Desejo e a hipocrisia

No começo de nossas caminhadas podemos, e devemos forçar a nossa vontade a escolher pelo bom, belo e verdadeiro, afinal, não contamos ainda com desejos ordenados. Não é natural em nós buscarmos a santidade. Nascemos inclinados à idolatria, ao politeísmo, às desordens em geral. Mas até que ponto de minha caminhada, é lícito ir apenas pela força? Será que nunca meus desejos estarão minimamente em ordem? Quando de fato, a santidade será desejada?

Início de quaresma e estamos cheios de bons propósitos e metas penitenciais, se não estamos, deveríamos estar. Mas, será que os nossos desejos já estão mais próximos dos desejos de Jesus, Maria e dos Santos?
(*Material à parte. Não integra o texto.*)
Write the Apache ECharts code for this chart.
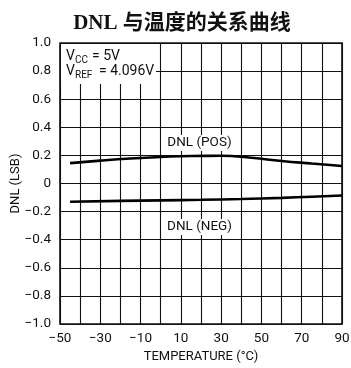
<!DOCTYPE html>
<html><head><meta charset="utf-8">
<script src="https://cdn.jsdelivr.net/npm/echarts@6/dist/echarts.min.js"></script>
<style>html,body{margin:0;padding:0;background:#fff}#c{width:351px;height:368px}</style>
</head><body><div id="c"></div>
<script>
var titleText = 'DNL 与温度的关系曲线';
var xName = 'TEMPERATURE (°C)';
var yName = 'DNL (LSB)';
var posTemp = [-45, -30, -15, 0, 15, 30, 45, 60, 75, 90];
var posDnl  = [0.145, 0.163, 0.178, 0.189, 0.196, 0.197, 0.183, 0.160, 0.142, 0.125];
var negTemp = [-45, -20, 0, 20, 40, 60, 75, 90];
var negDnl  = [-0.130, -0.124, -0.120, -0.116, -0.110, -0.102, -0.094, -0.085];
var posLabel = 'DNL (POS)';
var negLabel = 'DNL (NEG)';

var FONT = 'Roboto, "Liberation Sans", sans-serif';
function pairs(xs, ys){ return xs.map(function(x,i){ return [x, ys[i]]; }); }

var chart = echarts.init(document.getElementById('c'), null, {renderer:'canvas'});
var option = {
  animation:false,
  backgroundColor:'#fff',
  title:{text:titleText, left:177, textAlign:'center', top:8,
    textStyle:{fontFamily:'"Liberation Serif","Noto Sans CJK SC",serif', fontWeight:'bold', fontSize:21, color:'#111'}},
  grid:{left:60, right:9, top:43, bottom:44, show:true, borderColor:'#111', borderWidth:1.6,
    outerBoundsMode:'none', containLabel:false},
  xAxis:{type:'value', min:-50, max:90, interval:10,
    name:xName, nameLocation:'middle', nameGap:26, nameMoveOverlap:false,
    nameTextStyle:{fontFamily:FONT, fontSize:13, color:'#111'},
    axisLine:{show:false}, axisTick:{show:false},
    splitLine:{show:true, lineStyle:{color:'#111', width:1.1}},
    axisLabel:{fontFamily:FONT, fontSize:13.5, color:'#111', margin:8,
      formatter:function(v){ return ((v+50)%20===0) ? String(v).replace('-', '\u2212') : ''; }}},
  yAxis:{type:'value', min:-1, max:1, interval:0.2,
    name:yName, nameLocation:'middle', nameGap:38, nameRotate:90, nameMoveOverlap:false,
    nameTextStyle:{fontFamily:FONT, fontSize:13, color:'#111'},
    axisLine:{show:false}, axisTick:{show:false},
    splitLine:{show:true, lineStyle:{color:'#111', width:1.1}},
    axisLabel:{fontFamily:FONT, fontSize:13.5, color:'#111', margin:9,
      formatter:function(v){ var r=Math.round(v*10)/10; if(r===0) return '0'; return r.toFixed(1).replace('-', '\u2212'); }}},
  series:[
    {type:'line', data:pairs(posTemp,posDnl), smooth:true, showSymbol:false,
      lineStyle:{color:'#000', width:2.6}},
    {type:'line', data:pairs(negTemp,negDnl), smooth:true, showSymbol:false,
      lineStyle:{color:'#000', width:2.6}}
  ],
  graphic:[
    {type:'rect', shape:{x:61, y:44, width:95, height:40}, style:{fill:'#fff'}, z:50},
    {type:'text', x:66, y:56, style:{text:'V', font:'14px '+FONT, fill:'#111', textVerticalAlign:'middle'}, z:51},
    {type:'text', x:75, y:60, style:{text:'CC', font:'10px '+FONT, fill:'#111', textVerticalAlign:'middle'}, z:51},
    {type:'text', x:92, y:56, style:{text:'= 5V', font:'14px '+FONT, fill:'#111', textVerticalAlign:'middle'}, z:51},
    {type:'text', x:66, y:71, style:{text:'V', font:'14px '+FONT, fill:'#111', textVerticalAlign:'middle'}, z:51},
    {type:'text', x:75, y:75, style:{text:'REF', font:'10px '+FONT, fill:'#111', textVerticalAlign:'middle'}, z:51},
    {type:'text', x:99, y:71, style:{text:'= 4.096V', font:'14px '+FONT, fill:'#111', textVerticalAlign:'middle'}, z:51},
    {type:'text', x:199.5, y:143, style:{text:posLabel, font:'13.5px '+FONT, fill:'#111', textAlign:'center', textVerticalAlign:'middle', backgroundColor:'#fff', padding:[1,2]}, z:51},
    {type:'text', x:199.5, y:227, style:{text:negLabel, font:'13.5px '+FONT, fill:'#111', textAlign:'center', textVerticalAlign:'middle', backgroundColor:'#fff', padding:[1,2]}, z:51}
  ]
};
chart.setOption(option);
</script></body></html>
Ou continuamos como os fariseus hipócritas, dizendo que desejamos algo, mas de verdade desejando algo bem diferente?

 

O exemplo dos fariseus

Os fariseus diziam que seu desejo era obedecer as leis de Moisés, e, portanto, agradar a Deus, porém sabemos que eles, em sua maioria, impunham grandes fardos sobre os outros, e não viviam, e nem desejavam viver o que pregavam – “Eles atam fardos pesados e os colocam sobre os ombros dos homens, mas eles mesmos não estão dispostos a levantar um só dedo para movê-los” (Mt 23,4).
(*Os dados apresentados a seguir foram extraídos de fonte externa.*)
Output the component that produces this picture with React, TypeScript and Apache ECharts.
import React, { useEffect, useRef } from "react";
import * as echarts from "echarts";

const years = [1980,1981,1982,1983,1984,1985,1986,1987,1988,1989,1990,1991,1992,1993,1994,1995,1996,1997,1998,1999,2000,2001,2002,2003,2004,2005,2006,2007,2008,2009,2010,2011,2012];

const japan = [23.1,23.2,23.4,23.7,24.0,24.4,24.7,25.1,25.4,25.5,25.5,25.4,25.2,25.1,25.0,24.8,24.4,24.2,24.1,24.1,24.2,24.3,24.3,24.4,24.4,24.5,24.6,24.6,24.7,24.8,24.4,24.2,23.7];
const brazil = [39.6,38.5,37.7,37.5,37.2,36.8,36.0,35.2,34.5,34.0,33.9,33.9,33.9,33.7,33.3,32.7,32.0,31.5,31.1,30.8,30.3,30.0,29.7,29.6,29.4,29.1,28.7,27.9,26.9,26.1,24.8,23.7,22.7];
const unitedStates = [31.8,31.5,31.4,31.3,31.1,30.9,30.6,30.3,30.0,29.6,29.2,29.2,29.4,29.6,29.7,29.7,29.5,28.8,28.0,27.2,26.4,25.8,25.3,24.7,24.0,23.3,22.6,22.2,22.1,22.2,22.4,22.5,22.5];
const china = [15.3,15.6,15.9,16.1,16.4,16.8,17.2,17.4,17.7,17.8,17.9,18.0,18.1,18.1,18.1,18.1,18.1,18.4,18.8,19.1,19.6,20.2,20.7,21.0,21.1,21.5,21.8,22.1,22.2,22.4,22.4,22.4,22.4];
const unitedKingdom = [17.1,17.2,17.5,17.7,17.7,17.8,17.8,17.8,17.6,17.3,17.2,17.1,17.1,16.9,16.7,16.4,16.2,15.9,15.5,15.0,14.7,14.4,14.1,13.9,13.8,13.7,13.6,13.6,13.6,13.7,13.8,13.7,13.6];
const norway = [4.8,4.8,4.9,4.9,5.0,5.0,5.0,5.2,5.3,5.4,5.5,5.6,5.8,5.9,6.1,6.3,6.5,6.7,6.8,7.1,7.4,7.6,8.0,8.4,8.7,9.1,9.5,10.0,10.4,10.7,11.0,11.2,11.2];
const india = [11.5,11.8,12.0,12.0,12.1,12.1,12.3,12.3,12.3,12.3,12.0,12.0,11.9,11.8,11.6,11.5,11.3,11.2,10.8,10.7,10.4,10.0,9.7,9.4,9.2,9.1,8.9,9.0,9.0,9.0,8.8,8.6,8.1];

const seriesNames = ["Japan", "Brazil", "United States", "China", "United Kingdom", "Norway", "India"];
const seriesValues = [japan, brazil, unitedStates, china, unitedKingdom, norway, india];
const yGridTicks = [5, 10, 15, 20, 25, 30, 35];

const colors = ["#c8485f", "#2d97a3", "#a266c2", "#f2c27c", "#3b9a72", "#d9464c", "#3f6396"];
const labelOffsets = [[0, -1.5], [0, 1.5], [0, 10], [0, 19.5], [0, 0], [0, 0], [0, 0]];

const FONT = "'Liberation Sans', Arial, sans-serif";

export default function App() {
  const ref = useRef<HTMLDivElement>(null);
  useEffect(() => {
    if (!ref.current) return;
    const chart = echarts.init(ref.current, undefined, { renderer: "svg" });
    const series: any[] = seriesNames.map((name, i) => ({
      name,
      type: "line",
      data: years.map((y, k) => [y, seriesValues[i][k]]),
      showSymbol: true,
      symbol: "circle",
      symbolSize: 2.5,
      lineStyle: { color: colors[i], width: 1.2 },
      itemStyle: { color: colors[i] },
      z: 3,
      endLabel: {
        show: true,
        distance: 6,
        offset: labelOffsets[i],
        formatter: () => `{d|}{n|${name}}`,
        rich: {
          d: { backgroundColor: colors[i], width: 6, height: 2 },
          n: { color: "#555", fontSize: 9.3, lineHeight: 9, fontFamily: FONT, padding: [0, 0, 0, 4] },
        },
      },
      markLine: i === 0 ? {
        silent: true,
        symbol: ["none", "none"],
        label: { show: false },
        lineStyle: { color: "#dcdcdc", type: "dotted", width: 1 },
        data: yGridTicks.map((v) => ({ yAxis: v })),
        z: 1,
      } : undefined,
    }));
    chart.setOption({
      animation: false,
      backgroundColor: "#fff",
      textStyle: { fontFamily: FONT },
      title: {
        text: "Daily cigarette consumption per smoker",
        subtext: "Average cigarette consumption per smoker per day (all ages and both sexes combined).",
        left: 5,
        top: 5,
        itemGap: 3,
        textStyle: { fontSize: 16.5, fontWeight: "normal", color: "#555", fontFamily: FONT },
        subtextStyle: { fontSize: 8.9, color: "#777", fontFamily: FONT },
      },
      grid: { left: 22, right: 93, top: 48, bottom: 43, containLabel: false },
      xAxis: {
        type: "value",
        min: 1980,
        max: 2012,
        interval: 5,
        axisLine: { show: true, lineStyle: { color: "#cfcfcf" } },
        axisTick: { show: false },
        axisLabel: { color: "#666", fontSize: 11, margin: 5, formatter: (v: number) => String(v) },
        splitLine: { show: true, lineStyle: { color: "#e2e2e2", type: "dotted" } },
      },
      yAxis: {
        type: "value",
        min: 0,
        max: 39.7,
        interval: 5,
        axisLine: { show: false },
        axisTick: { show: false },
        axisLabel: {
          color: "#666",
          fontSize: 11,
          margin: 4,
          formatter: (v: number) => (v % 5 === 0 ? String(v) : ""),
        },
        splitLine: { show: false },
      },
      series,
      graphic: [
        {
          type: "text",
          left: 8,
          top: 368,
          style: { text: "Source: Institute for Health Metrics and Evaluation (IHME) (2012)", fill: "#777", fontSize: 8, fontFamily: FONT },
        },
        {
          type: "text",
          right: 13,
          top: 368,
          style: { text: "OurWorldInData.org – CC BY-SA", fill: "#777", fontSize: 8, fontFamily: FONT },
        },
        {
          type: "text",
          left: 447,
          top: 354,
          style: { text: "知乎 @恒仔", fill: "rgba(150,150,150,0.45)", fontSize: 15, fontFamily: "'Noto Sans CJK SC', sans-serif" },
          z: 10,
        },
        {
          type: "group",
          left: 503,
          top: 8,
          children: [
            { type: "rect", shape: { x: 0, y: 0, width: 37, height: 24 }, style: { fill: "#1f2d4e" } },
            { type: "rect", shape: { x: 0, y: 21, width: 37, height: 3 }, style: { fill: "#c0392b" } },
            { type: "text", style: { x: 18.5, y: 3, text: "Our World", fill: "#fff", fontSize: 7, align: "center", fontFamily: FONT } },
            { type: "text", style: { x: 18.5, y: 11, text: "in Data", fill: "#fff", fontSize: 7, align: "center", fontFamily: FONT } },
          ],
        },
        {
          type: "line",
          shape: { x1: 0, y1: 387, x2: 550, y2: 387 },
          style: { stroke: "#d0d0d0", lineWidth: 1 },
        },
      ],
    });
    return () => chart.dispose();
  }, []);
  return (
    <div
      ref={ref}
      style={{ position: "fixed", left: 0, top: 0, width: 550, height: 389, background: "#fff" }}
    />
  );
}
Os fariseus, como cada um de nós discípulos e apóstolos da contemporaneidade estamos carecas de saber que, agradar a Deus se dá em primeira instância amando aos irmãos como a si mesmo (Mt 22,38), e quem não procede assim é um mentiroso (1 Jo 4,20).

A essa altura do campeonato, não há como justificar a desobediência a estes mandamentos pela ignorância. Nós conhecemos a Lei de Deus, minimamente já experimentamos seu amor, já testemunhámos suas maravilhas em nossas vidas e na vida dos irmãos que nos cercam. De fato, ou somos burros irremediáveis, ou mal intencionados, hipócritas como eram os doutores da lei do tempo de Jesus.

 

Amor próprio – Negligência – Desobediência

Identifiquei um certo padrão em mim, que imagino ser o mesmo padrão que regia a vida dos fariseus. Divido com vocês, vai que a carapuça serve!
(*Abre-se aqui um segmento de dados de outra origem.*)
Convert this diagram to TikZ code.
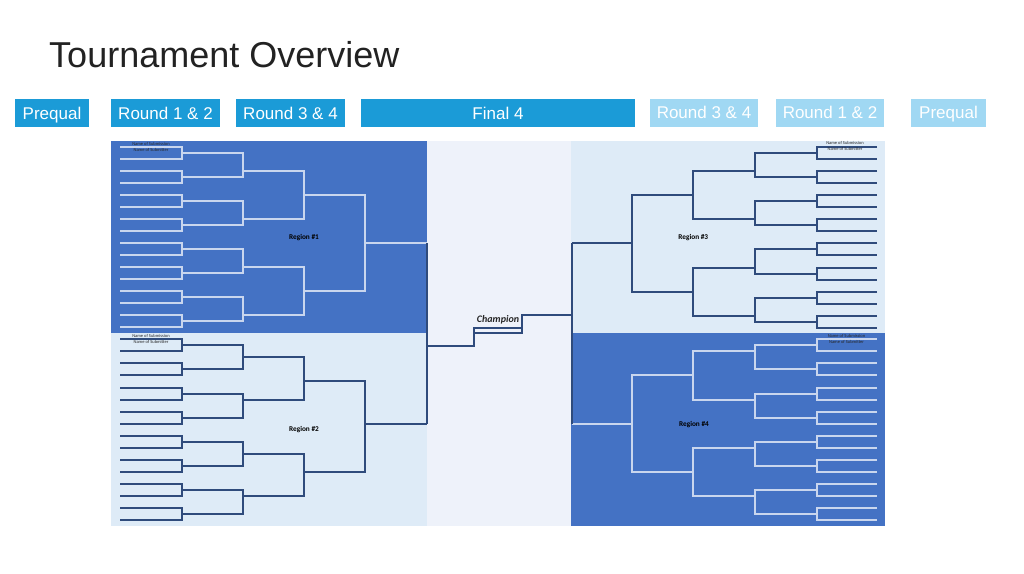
\documentclass[tikz,border=0pt]{standalone}
\usepackage{fontspec}
\setmainfont{Liberation Sans}
\newfontfamily\calib{Carlito}
\definecolor{hdr}{RGB}{27,155,215}
\definecolor{hdrlight}{RGB}{160,216,243}
\definecolor{regdark}{HTML}{4472C4}
\definecolor{reglight}{HTML}{DEEBF7}
\definecolor{midfill}{HTML}{EEF2FA}
\definecolor{navy}{HTML}{2F4B7C}
\definecolor{pale}{HTML}{C9D6EE}
\definecolor{titlegray}{HTML}{222222}
\def\sp{12.05}
\newcommand\drawbrk[5]{%
  \foreach \k in {0,...,7}{
    \pgfmathsetmacro\ya{round(#1+2*\k*\sp)}
    \pgfmathsetmacro\yb{round(#1+(2*\k+1)*\sp)}
    \draw[bline,#2] (\xa,\ya) -- (\xb,\ya) -- (\xb,\yb) -- (\xa,\yb);
  }
  \foreach \k in {0,...,3}{
    \pgfmathsetmacro\ya{round(#1+(4*\k+0.5)*\sp)}
    \pgfmathsetmacro\yb{round(#1+(4*\k+2.5)*\sp)}
    \draw[bline,#2] (\xb,\ya) -- (\xc,\ya) -- (\xc,\yb) -- (\xb,\yb);
  }
  \foreach \a/\b in {#3}{
    \pgfmathsetmacro\ya{round(#1+\a*\sp)}
    \pgfmathsetmacro\yb{round(#1+\b*\sp)}
    \draw[bline,#2] (\xc,\ya) -- (\xd,\ya) -- (\xd,\yb) -- (\xc,\yb);
  }
  \foreach \a/\b in {#4}{
    \pgfmathsetmacro\ya{round(#1+\a*\sp)}
    \pgfmathsetmacro\yb{round(#1+\b*\sp)}
    \draw[bline,#2] (\xd,\ya) -- (\xe,\ya) -- (\xe,\yb) -- (\xd,\yb);
  }
  \pgfmathsetmacro\ya{round(#1+#5*\sp)}
  \draw[bline,#2] (\xe,\ya) -- (\xf,\ya);
}
\begin{document}
\begin{tikzpicture}[x=1pt,y=-1pt,
  hdrbox/.style={fill=hdr,text=white,font=\fontsize{17}{17}\selectfont,inner sep=0pt,minimum height=28pt,text height=12.2pt,text depth=0pt},
  hdrboxl/.style={hdrbox,fill=hdrlight},
  bline/.style={line width=2pt,line join=miter},
  reglabel/.style={font=\calib\bfseries\fontsize{7.3}{8}\selectfont,text=black,inner sep=0pt},
  namelabel/.style={font=\calib\fontsize{4.5}{5}\selectfont,text=black!85,inner sep=0pt},
  champlabel/.style={font=\calib\bfseries\itshape\fontsize{10}{11}\selectfont,text=black!85,inner sep=0pt}]
\useasboundingbox (0,0) rectangle (1024,573);
\fill[white] (0,0) rectangle (1024,573);

% title
\node[anchor=base west,inner sep=0pt,text=titlegray,font=\fontsize{36}{36}\selectfont] (title) at (49,67) {Tournament Overview};

% header boxes
\node[hdrbox,minimum width=74pt] (h1) at (52,113) {Prequal};
\node[hdrbox,minimum width=109pt] (h2) at (165.5,113) {Round 1 \& 2};
\node[hdrbox,minimum width=109pt] (h3) at (290.5,113) {Round 3 \& 4};
\node[hdrbox,minimum width=274pt] (h4) at (498,113) {Final 4};
\node[hdrboxl,minimum width=108pt] (h5) at (704,112.5) {Round 3 \& 4};
\node[hdrboxl,minimum width=108pt] (h6) at (830,112.5) {Round 1 \& 2};
\node[hdrboxl,minimum width=75pt] (h7) at (948.5,112.5) {Prequal};

% region backgrounds
\fill[regdark] (111,141) rectangle (427,333);
\fill[reglight] (111,333) rectangle (427,526);
\fill[midfill] (427,141) rectangle (571,526);
\fill[reglight] (571,141) rectangle (885,333);
\fill[regdark] (571,333) rectangle (885,526);

% left brackets
\def\xa{120}\def\xb{182}\def\xc{243}\def\xd{304}\def\xe{365}\def\xf{427}
\drawbrk{146.5}{pale}{2/6,10/14}{4/12}{8}
\drawbrk{339.3}{navy}{1.5/5,9.5/13}{3.5/11}{7}
% right brackets
\def\xa{877}\def\xb{817}\def\xc{755}\def\xd{693}\def\xe{632}\def\xf{572}
\drawbrk{147}{navy}{2/6,10/14}{4/12}{8}
\drawbrk{339.3}{pale}{1/5,9/13}{3/11}{7}

% final four connectors
\coordinate (l1) at (427,243);
\coordinate (l2) at (427,424);
\coordinate (lc) at (427,346);
\coordinate (r1) at (572,243);
\coordinate (r2) at (572,424);
\coordinate (rc) at (572,315);
\coordinate (cbl) at (474,346);
\coordinate (ctl) at (474,328);
\coordinate (ctr) at (522,328);
\coordinate (cbl2) at (474,333);
\coordinate (cbr) at (522,333);
\coordinate (cup) at (522,315);
\draw[bline,navy] (l1) -- (l2);
\draw[bline,navy] (r1) -- (r2);
\draw[bline,navy] (lc) -- (cbl) -- (ctl) -- (ctr);
\draw[bline,navy] (cbl2) -- (cbr) -- (cup) -- (rc);
\node[champlabel] (champ) at (498,319.3) {Champion};

% region labels
\node[reglabel] (reg1) at (304,237.3) {Region \#1};
\node[reglabel] (reg2) at (304,430) {Region \#2};
\node[reglabel] (reg3) at (693.3,237.3) {Region \#3};
\node[reglabel] (reg4) at (694,424.3) {Region \#4};

% name labels
\node[namelabel] (n1a) at (151,143.7) {Name of Submission};
\node[namelabel] (n1b) at (151,150) {Name of Submitter};
\node[namelabel] (n2a) at (151,336) {Name of Submission};
\node[namelabel] (n2b) at (151,342.3) {Name of Submitter};
\node[namelabel] (n3a) at (845,142.7) {Name of Submission};
\node[namelabel] (n3b) at (845,149) {Name of Submitter};
\node[namelabel] (n4a) at (846.5,336) {Name of Submission};
\node[namelabel] (n4b) at (846.5,342.3) {Name of Submitter};
\end{tikzpicture}
\end{document}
Segundo São Gaspar Bertoni, em seu livro – Acidia: o vírus que mata o amor – o amor próprio (philautia) do pastor faltoso,  raiz da soberba, faz logo diminuir o amor de Deus; desta diminuição procede a negligência. A negligência não sabe amar, e daí começam as concessões, auto-preservações e auto-preferências, e então após inúmeras pequenas quedas ignoradas, e racionalmente justificadas, se chega à desobediência, ao desprezo de Deus.

É o famoso jargão de algum sábio de nosso tempo – “pequenas concessões hoje, grandes desvios amanhã”. Não tem jeito. É o fermento dos fariseus de que Jesus tanto alertou aos seus eleitos (Mt 16,11).

É vergonhoso assumir isso aqui, mas eu sou craque em travestir meus pecados de limitações humanas, para que a culpa desapareça e eu justifique meu erro. Quando não os visto com roupas santas, o que é pior, como se esta ou aquela atitude desprezível, fossem na verdade corajosas virtudes sendo desenvolvidas, quando são apenas minha covardia putiniana.

Elias: És tu, Guilherme, o flagelo de Israel?

Sim, amigo Elias, por vezes, várias vezes, ainda sou eu o culpado pela seca da terra, pela punição do povo, pela ira do Senhor. Obrigado por me lembrar sempre, através de seu dedo em riste.

Me ajude Elias, querido amigo que tanto desejo, a não ser mais apenas o profeta que fala, cobra, exorta e ensina, mas o santo que ouviu, pagou, se converteu e aprendeu com as próprias profecias que foi chamado a proferir.

Não quero mais ser o Acab Jezabeliano farisaico de sempre, quero ser o santo de hoje e o mártir de amanhã. Me dê força e coragem para sustentar minhas abstinências, jejuns e mortificacões quando ninguém pode me cobrar!

Intercede por mim, ó santo baluarte, para que o fogo do desejoso zeloso que te consumia, me consuma também, e que eu prefira morrer a chatear ao nosso amado Senhor, se quer uma pequenina vez. Sem concessões, sem negligências, sem amo próprio em excesso.

Que os móveis de minha casa, em seu silêncio existencial sejam as testemunhas de minha santidade verdadeira, e que os filhos dos meus filhos se orgulhem de terem um dia um ancestral santo.

Meu irmão, se seus desejos, ainda não estão alinhados com os desejos de Deus, se ainda há hipocrisia em seu apostolado, preguiça em seu discipulado, é hora de se converter. É hora de entrarmos para o time dos sete mil que não se dobraram e nem servem à Baal (1 Rs 19,18).